[start of Supplied information]

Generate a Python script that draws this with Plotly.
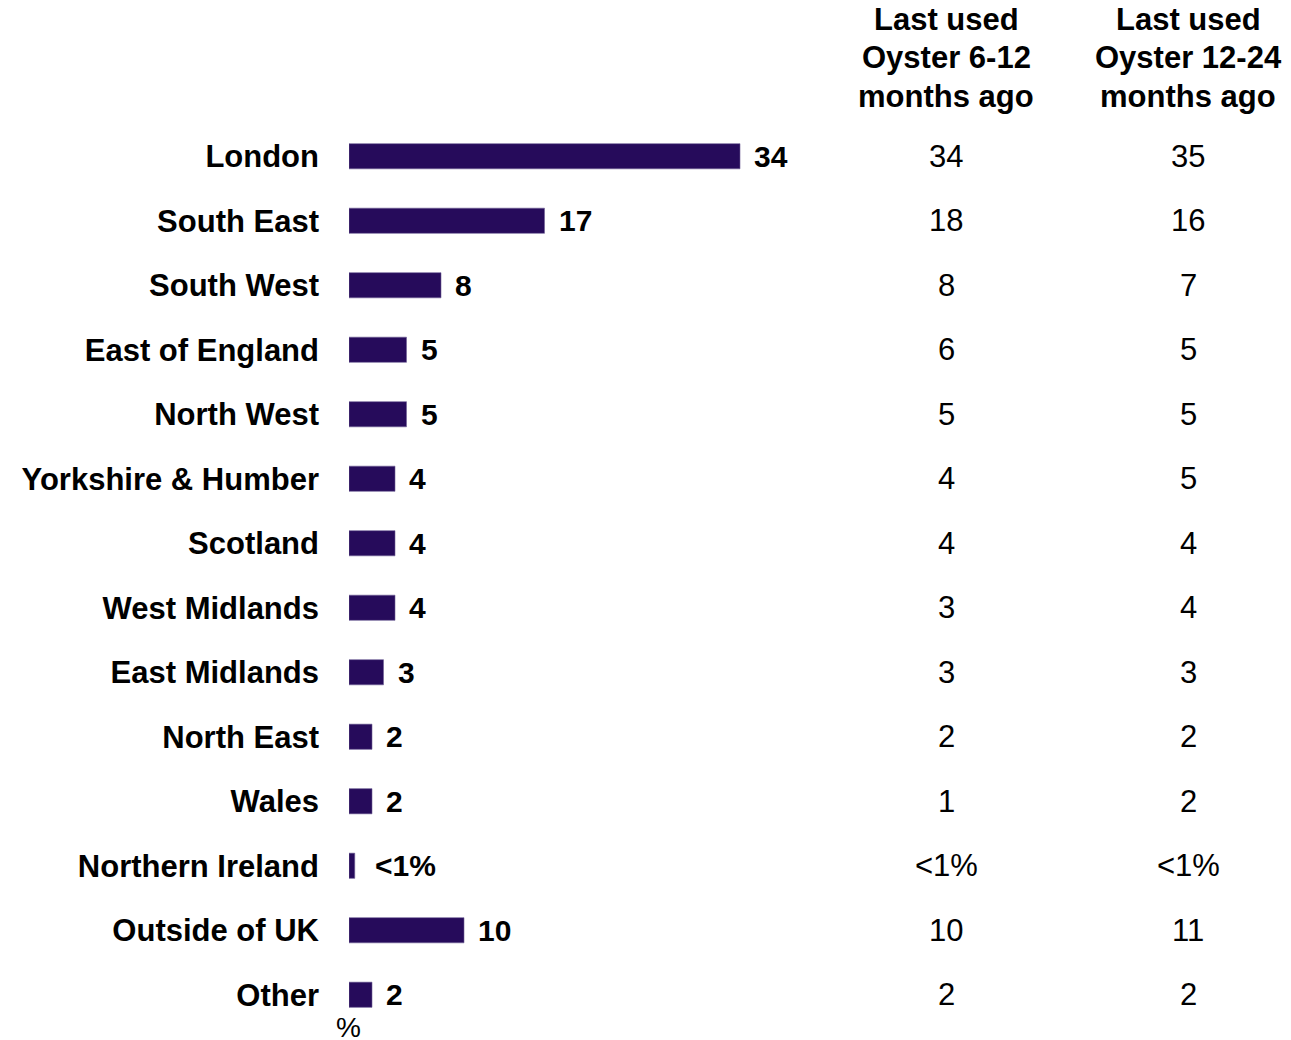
import plotly.graph_objects as go

regions = ["London", "South East", "South West", "East of England", "North West",
           "Yorkshire & Humber", "Scotland", "West Midlands", "East Midlands",
           "North East", "Wales", "Northern Ireland", "Outside of UK", "Other"]
values = [34, 17, 8, 5, 5, 4, 4, 4, 3, 2, 2, 0.5, 10, 2]
value_labels = ["34", "17", "8", "5", "5", "4", "4", "4", "3", "2", "2", "<1%", "10", "2"]
col_6_12 = ["34", "18", "8", "6", "5", "4", "4", "3", "3", "2", "1", "<1%", "10", "2"]
col_12_24 = ["35", "16", "7", "5", "5", "5", "4", "4", "3", "2", "2", "<1%", "11", "2"]
header_6_12 = ["Last used", "Oyster 6-12", "months ago"]
header_12_24 = ["Last used", "Oyster 12-24", "months ago"]

# page body adds an 8px margin, so the figure is laid out 8px up/left
W, H = 1283, 1032
L, R, T, B = 341, 0, 116, 13
plot_w = W - L - R
plot_h = H - T - B
px_per_unit = 11.5
xmax = plot_w / px_per_unit


def py(y_px):
    return (T + plot_h - y_px) / plot_h


def pxp(x_px):
    return (x_px - L) / plot_w


bar_color = "#260B5B"
font_fam = "Liberation Sans, Arial, sans-serif"

fig = go.Figure()
fig.add_trace(go.Bar(
    x=values, y=regions, orientation="h",
    marker=dict(color=bar_color, line=dict(color="#6f5f95", width=0.6)),
    width=0.39, hoverinfo="skip",
))

annotations = []
for r, v, t in zip(regions, values, value_labels):
    annotations.append(dict(x=v, y=r, xref="x", yref="y", text=t, showarrow=False,
                            xanchor="left", yanchor="middle",
                            xshift=18 if t.startswith("<") else 12,
                            font=dict(family=font_fam, size=30, color="black", weight="bold")))

col_x = [pxp(938), pxp(1180)]
for cx, col in zip(col_x, [col_6_12, col_12_24]):
    for r, t in zip(regions, col):
        annotations.append(dict(x=cx, y=r, xref="paper", yref="y", text=t, showarrow=False,
                                xanchor="center", yanchor="middle",
                                font=dict(family=font_fam, size=31, color="black")))
header_y = [12, 50, 89]
for cx, hdr in zip(col_x, [header_6_12, header_12_24]):
    for yp, line in zip(header_y, hdr):
        annotations.append(dict(x=cx, y=py(yp), xref="paper", yref="paper",
                                text=line, showarrow=False, xanchor="center", yanchor="middle",
                                font=dict(family=font_fam, size=31, color="black", weight="bold")))
annotations.append(dict(x=pxp(340), y=py(1019), xref="paper", yref="paper", text="%",
                        showarrow=False, xanchor="center", yanchor="middle",
                        font=dict(family=font_fam, size=28, color="black")))

fig.update_layout(
    width=W, height=H,
    margin=dict(l=L, r=R, t=T, b=B),
    paper_bgcolor="white", plot_bgcolor="white",
    showlegend=False,
    xaxis=dict(range=[0, xmax], visible=False, fixedrange=True),
    yaxis=dict(autorange="reversed", showgrid=False, zeroline=False, showline=False,
               ticks="", ticklabelstandoff=29, fixedrange=True,
               tickfont=dict(family=font_fam, size=31, color="black", weight="bold")),
    annotations=annotations,
)

fig.write_html("out.html")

[end of Supplied information]

=== What is needed ===
Output the material word for word, omitting its pictures.

=== Exercise solution ===
Generate a Python script that draws this with Plotly.
import plotly.graph_objects as go

regions = ["London", "South East", "South West", "East of England", "North West",
           "Yorkshire & Humber", "Scotland", "West Midlands", "East Midlands",
           "North East", "Wales", "Northern Ireland", "Outside of UK", "Other"]
values = [34, 17, 8, 5, 5, 4, 4, 4, 3, 2, 2, 0.5, 10, 2]
value_labels = ["34", "17", "8", "5", "5", "4", "4", "4", "3", "2", "2", "<1%", "10", "2"]
col_6_12 = ["34", "18", "8", "6", "5", "4", "4", "3", "3", "2", "1", "<1%", "10", "2"]
col_12_24 = ["35", "16", "7", "5", "5", "5", "4", "4", "3", "2", "2", "<1%", "11", "2"]
header_6_12 = ["Last used", "Oyster 6-12", "months ago"]
header_12_24 = ["Last used", "Oyster 12-24", "months ago"]

# page body adds an 8px margin, so the figure is laid out 8px up/left
W, H = 1283, 1032
L, R, T, B = 341, 0, 116, 13
plot_w = W - L - R
plot_h = H - T - B
px_per_unit = 11.5
xmax = plot_w / px_per_unit


def py(y_px):
    return (T + plot_h - y_px) / plot_h


def pxp(x_px):
    return (x_px - L) / plot_w


bar_color = "#260B5B"
font_fam = "Liberation Sans, Arial, sans-serif"

fig = go.Figure()
fig.add_trace(go.Bar(
    x=values, y=regions, orientation="h",
    marker=dict(color=bar_color, line=dict(color="#6f5f95", width=0.6)),
    width=0.39, hoverinfo="skip",
))

annotations = []
for r, v, t in zip(regions, values, value_labels):
    annotations.append(dict(x=v, y=r, xref="x", yref="y", text=t, showarrow=False,
                            xanchor="left", yanchor="middle",
                            xshift=18 if t.startswith("<") else 12,
                            font=dict(family=font_fam, size=30, color="black", weight="bold")))

col_x = [pxp(938), pxp(1180)]
for cx, col in zip(col_x, [col_6_12, col_12_24]):
    for r, t in zip(regions, col):
        annotations.append(dict(x=cx, y=r, xref="paper", yref="y", text=t, showarrow=False,
                                xanchor="center", yanchor="middle",
                                font=dict(family=font_fam, size=31, color="black")))
header_y = [12, 50, 89]
for cx, hdr in zip(col_x, [header_6_12, header_12_24]):
    for yp, line in zip(header_y, hdr):
        annotations.append(dict(x=cx, y=py(yp), xref="paper", yref="paper",
                                text=line, showarrow=False, xanchor="center", yanchor="middle",
                                font=dict(family=font_fam, size=31, color="black", weight="bold")))
annotations.append(dict(x=pxp(340), y=py(1019), xref="paper", yref="paper", text="%",
                        showarrow=False, xanchor="center", yanchor="middle",
                        font=dict(family=font_fam, size=28, color="black")))

fig.update_layout(
    width=W, height=H,
    margin=dict(l=L, r=R, t=T, b=B),
    paper_bgcolor="white", plot_bgcolor="white",
    showlegend=False,
    xaxis=dict(range=[0, xmax], visible=False, fixedrange=True),
    yaxis=dict(autorange="reversed", showgrid=False, zeroline=False, showline=False,
               ticks="", ticklabelstandoff=29, fixedrange=True,
               tickfont=dict(family=font_fam, size=31, color="black", weight="bold")),
    annotations=annotations,
)

fig.write_html("out.html")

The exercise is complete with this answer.